Teneo has had a sports business since the beginning, but that business primarily helped cities or organizations make bids for sports events, such as the Winter Games in Vancouver in 2010 and in Sochi in 2014, both of which Teneo had a hand in. The company also has existing relationships with NASCAR and the WTA, among others. Teneo did not, previously, work with individual athletes, with the exception of McDowell and retired tennis legend Billie Jean King, who are official partners. Under Denson’s leadership, Teneo Sports will now provide athletes with a one-stop shop for their marketing and branding needs.
This is not a sports agency, though many will likely equate it with one. The athletes joining Teneo are retaining their agents, and those agents are not joining Teneo. Rather, Teneo seeks to let agents continue to manage their clients in the way they traditionally do, while Teneo will provide a wide range of business services for its athlete clients, including wealth management, tax planning, personal branding, business development and strategic partnerships. (This news comes just one month after Teneo brought on former U.S. senator George Mitchell as a senior adviser.)
The notion that is new here (or at least in keeping with current trends) is of the athlete as CEO of his or her own brand. The athlete is the content creator and the face of the brand. The agent’s role remains the same, but Teneo aims to improve on the typical model — where athletes outsource their various business needs to a range of different specialists — by giving the athlete only one call to make for any number of business needs. Teneo has partnered with a few entities for help with these functions, including Wieden and Kennedy for creative, UBS for finance, and DLA Piper, a leading sports law practice, for legal services.
This concept comes at a time when the business of athletes off the field or court is evolving. Endorsement deals are no longer simply about brands paying an athlete a fee to hawk their products (though those still exist, certainly), but more and more are about an athlete getting equity in a promising new business. Take LeBron James and Beats By Dre as the example: James signed on early, appearing in ads and using the product, not for any kind of endorsement fee but for an ownership percentage. That small stake, estimated at only one or two percent, reportedly brought James a windfall of $30 million when Beats sold to Apple last month for $3 billion. It’s what David Wright did a few years ago with Vitamin Water, and it’s what Mark Teixeira has done with Juice Press, and Vernon Davis with D1 Sports. This new model is also, experts say, a way for big brands to hedge better against the possibility of image-damaging athlete scandals.

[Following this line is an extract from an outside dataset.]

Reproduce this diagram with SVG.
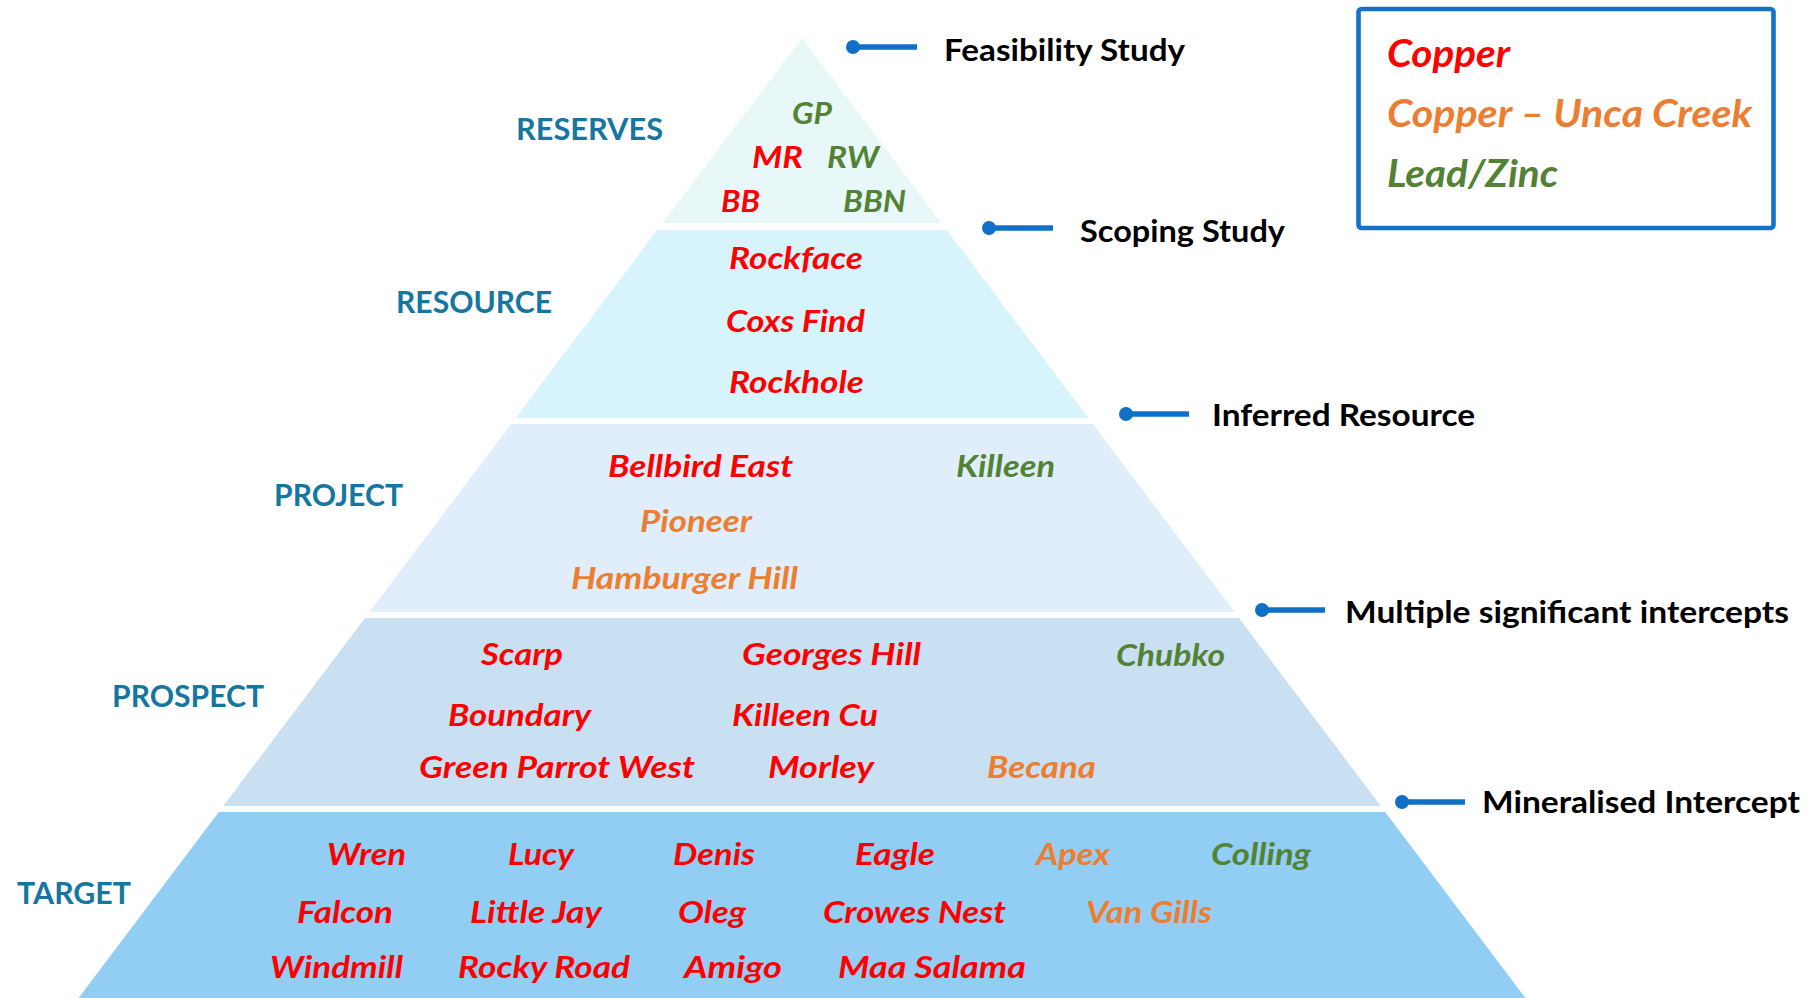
<svg xmlns="http://www.w3.org/2000/svg" width="1820" height="998" viewBox="0 0 1820 998">
<style>
  text { font-family: Lato, "Open Sans", "Liberation Sans", sans-serif; font-weight: bold; }
  .it { font-style: italic; font-size: 30.5px; }
  .red { fill: #FF0000; }
  .org { fill: #ED7D31; }
  .grn { fill: #548235; }
  .tier { font-size: 29.5px; fill: #15779F; }
  .ms { font-size: 31px; fill: #000000; }
  .lg { font-style: italic; font-size: 38px; }
  .lead { stroke: #1070C8; stroke-width: 5.5; fill: none; }
  .dot { fill: #1070C8; }
</style>
<rect width="1820" height="998" fill="#FFFFFF"/>

<g id="reserves">
  <polygon points="802,38 941.4,223 662.6,223" fill="#E8F7F8"/>
  <text class="tier" x="516" y="140" textLength="147" lengthAdjust="spacingAndGlyphs">RESERVES</text>
  <text class="it grn" x="792" y="124" textLength="40" lengthAdjust="spacingAndGlyphs">GP</text>
  <text class="it red" x="752" y="168" textLength="51" lengthAdjust="spacingAndGlyphs">MR</text>
  <text class="it grn" x="827" y="168" textLength="52" lengthAdjust="spacingAndGlyphs">RW</text>
  <text class="it red" x="721" y="212" textLength="39" lengthAdjust="spacingAndGlyphs">BB</text>
  <text class="it grn" x="843" y="212" textLength="63" lengthAdjust="spacingAndGlyphs">BBN</text>
</g>

<g id="resource">
  <polygon points="657.3,230 946.7,230 1088.3,418 515.7,418" fill="#D7F3FB"/>
  <text class="tier" x="396" y="313" textLength="156" lengthAdjust="spacingAndGlyphs">RESOURCE</text>
  <text class="it red" x="729" y="269" textLength="134" lengthAdjust="spacingAndGlyphs">Rockface</text>
  <text class="it red" x="726" y="332" textLength="139" lengthAdjust="spacingAndGlyphs">Coxs Find</text>
  <text class="it red" x="729" y="393" textLength="135" lengthAdjust="spacingAndGlyphs">Rockhole</text>
</g>

<g id="project">
  <polygon points="511.1,424 1092.9,424 1234.5,612 369.5,612" fill="#DFEEFA"/>
  <text class="tier" x="274" y="506" textLength="129" lengthAdjust="spacingAndGlyphs">PROJECT</text>
  <text class="it red" x="608" y="477" textLength="185" lengthAdjust="spacingAndGlyphs">Bellbird East</text>
  <text class="it grn" x="956" y="477" textLength="99" lengthAdjust="spacingAndGlyphs">Killeen</text>
  <text class="it org" x="640" y="532" textLength="112" lengthAdjust="spacingAndGlyphs">Pioneer</text>
  <text class="it org" x="571" y="589" textLength="227" lengthAdjust="spacingAndGlyphs">Hamburger Hill</text>
</g>

<g id="prospect">
  <polygon points="365,618 1239,618 1380.7,806 223.3,806" fill="#C9E0F3"/>
  <text class="tier" x="112" y="707" textLength="152" lengthAdjust="spacingAndGlyphs">PROSPECT</text>
  <text class="it red" x="481" y="665" textLength="82" lengthAdjust="spacingAndGlyphs">Scarp</text>
  <text class="it red" x="742" y="665" textLength="179" lengthAdjust="spacingAndGlyphs">Georges Hill</text>
  <text class="it grn" x="1116" y="666" textLength="109" lengthAdjust="spacingAndGlyphs">Chubko</text>
  <text class="it red" x="448" y="726" textLength="143" lengthAdjust="spacingAndGlyphs">Boundary</text>
  <text class="it red" x="732" y="726" textLength="146" lengthAdjust="spacingAndGlyphs">Killeen Cu</text>
  <text class="it red" x="419" y="778" textLength="276" lengthAdjust="spacingAndGlyphs">Green Parrot West</text>
  <text class="it red" x="768" y="778" textLength="106" lengthAdjust="spacingAndGlyphs">Morley</text>
  <text class="it org" x="987" y="778" textLength="109" lengthAdjust="spacingAndGlyphs">Becana</text>
</g>

<g id="target">
  <polygon points="218.8,812 1385.2,812 1525.4,998 78.6,998" fill="#92CEF3"/>
  <text class="tier" x="17" y="904" textLength="114" lengthAdjust="spacingAndGlyphs">TARGET</text>
  <text class="it red" x="327" y="865" textLength="79" lengthAdjust="spacingAndGlyphs">Wren</text>
  <text class="it red" x="508" y="865" textLength="66" lengthAdjust="spacingAndGlyphs">Lucy</text>
  <text class="it red" x="673" y="865" textLength="82" lengthAdjust="spacingAndGlyphs">Denis</text>
  <text class="it red" x="855" y="865" textLength="80" lengthAdjust="spacingAndGlyphs">Eagle</text>
  <text class="it org" x="1036" y="865" textLength="74" lengthAdjust="spacingAndGlyphs">Apex</text>
  <text class="it grn" x="1211" y="865" textLength="100" lengthAdjust="spacingAndGlyphs">Colling</text>
  <text class="it red" x="297" y="923" textLength="96" lengthAdjust="spacingAndGlyphs">Falcon</text>
  <text class="it red" x="470" y="923" textLength="132" lengthAdjust="spacingAndGlyphs">Little Jay</text>
  <text class="it red" x="678" y="923" textLength="68" lengthAdjust="spacingAndGlyphs">Oleg</text>
  <text class="it red" x="823" y="923" textLength="183" lengthAdjust="spacingAndGlyphs">Crowes Nest</text>
  <text class="it org" x="1086" y="923" textLength="126" lengthAdjust="spacingAndGlyphs">Van Gills</text>
  <text class="it red" x="270" y="978" textLength="133" lengthAdjust="spacingAndGlyphs">Windmill</text>
  <text class="it red" x="458" y="978" textLength="172" lengthAdjust="spacingAndGlyphs">Rocky Road</text>
  <text class="it red" x="684" y="978" textLength="98" lengthAdjust="spacingAndGlyphs">Amigo</text>
  <text class="it red" x="838" y="978" textLength="188" lengthAdjust="spacingAndGlyphs">Maa Salama</text>
</g>

<g id="connectors">
  <line class="lead" x1="852" y1="47" x2="917" y2="47"/>
  <circle class="dot" cx="853" cy="47" r="7"/>
  <line class="lead" x1="988" y1="228" x2="1053" y2="228"/>
  <circle class="dot" cx="989" cy="228" r="7"/>
  <line class="lead" x1="1125" y1="414" x2="1189" y2="414"/>
  <circle class="dot" cx="1126" cy="414" r="7"/>
  <line class="lead" x1="1261" y1="610" x2="1325" y2="610"/>
  <circle class="dot" cx="1262" cy="610" r="7"/>
  <line class="lead" x1="1401" y1="802" x2="1465" y2="802"/>
  <circle class="dot" cx="1402" cy="802" r="7"/>
</g>

<g id="milestones">
  <text class="ms" x="944" y="61" textLength="241" lengthAdjust="spacingAndGlyphs">Feasibility Study</text>
  <text class="ms" x="1080" y="242" textLength="205" lengthAdjust="spacingAndGlyphs">Scoping Study</text>
  <text class="ms" x="1212" y="426" textLength="263" lengthAdjust="spacingAndGlyphs">Inferred Resource</text>
  <text class="ms" x="1345" y="623" textLength="444" lengthAdjust="spacingAndGlyphs">Multiple significant intercepts</text>
  <text class="ms" x="1482" y="813" textLength="318" lengthAdjust="spacingAndGlyphs">Mineralised Intercept</text>
</g>

<g id="legend">
  <rect x="1358.5" y="9" width="415" height="219" rx="3" fill="#FFFFFF" stroke="#1572C9" stroke-width="4.6"/>
  <text class="lg red" x="1387" y="67" textLength="123" lengthAdjust="spacingAndGlyphs">Copper</text>
  <text class="lg org" x="1387" y="127" textLength="365" lengthAdjust="spacingAndGlyphs">Copper – Unca Creek</text>
  <text class="lg grn" x="1387" y="187" textLength="171" lengthAdjust="spacingAndGlyphs">Lead/Zinc</text>
</g>
</svg>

To be sure, other big sports agencies such as IMG or Octagon — powerhouses that Teneo does not see as its competitors in this new venture — also offer services beyond mere representation, and would likely argue that Teneo is not the first to try something like this. But Teneo believes that Teneo Sports will be a game-changer, and so it will only be seeking athletes matching the caliber of its first four: a level that probably only includes some 100 stars across all the major global sports. In other words, it’s a tall order.
But the agents of at least these four stars, for starters, are fully on board. That includes big names in the representation world such as Rob Pelinka (Bryant’s agent), Rich Paul (James’s) and Colin Morrissey of Horizon (childhood friend and agent of McDowell). Maverick Carter, LeBron’s business manager and partner in LRMR Management, tells Fortune that the appeal of Teneo Sports is an additive one — it doesn’t replace what LRMR has been doing so well for years, but adds to it.
“What Teneo is setting up is what I’ve always set out to do since I started working with him,” says Carter. “It’s exactly what LRMR set out to do. They’re not out to make his next McDonald’s deal and take a fee, like I do as my business, but they’ll just be additional smart, like-minded people in the room to help me think about everything I’m doing.” Carter and James created LRMR in 2004, and in 2007 they bought a stake in Cannondale Bikes; when they sold that a year later for an undisclosed profit, Carter says, “it showed everyone, whoa, this idea really works, it’s real. That wasn’t the way things were done, but it’s the way we want to do things.”
Each of the four stars is joining Teneo Sports for different reasons, and no meeting between them all was necessary, but Carter says he did speak to Bryant directly at one point during the process.
McDowell was interested because he sees a change in the accessibility of pro athletes: they are now touchable, tangible people with whom fans can engage. Due to social media, it’s more difficult for them to hide and to be private. As a result, the athlete brand has to be extremely authentic. McDowell, who has some six to eight endorsements or corporate partnerships already, including with Verizon, MasterCard, and RBC, is looking to further cement what exactly the Graeme McDowell brand stands for.
What the Teneo Sports brand will stand for is a different question. In an age when Jay Z is a bona fide sports agent building Roc Nation Sports into a legitimate player, and an age in which Brazilian soccer star Neymar Jr. foregoes a press conference after his debilitating injury and instead posts a video of himself to YouTube, the sports marketing world is open for change. As Maverick Carter puts it, “LeBron is at the size where he does need to be run like a big company, so I’m not afraid to bring more smart people on board to help me do it.”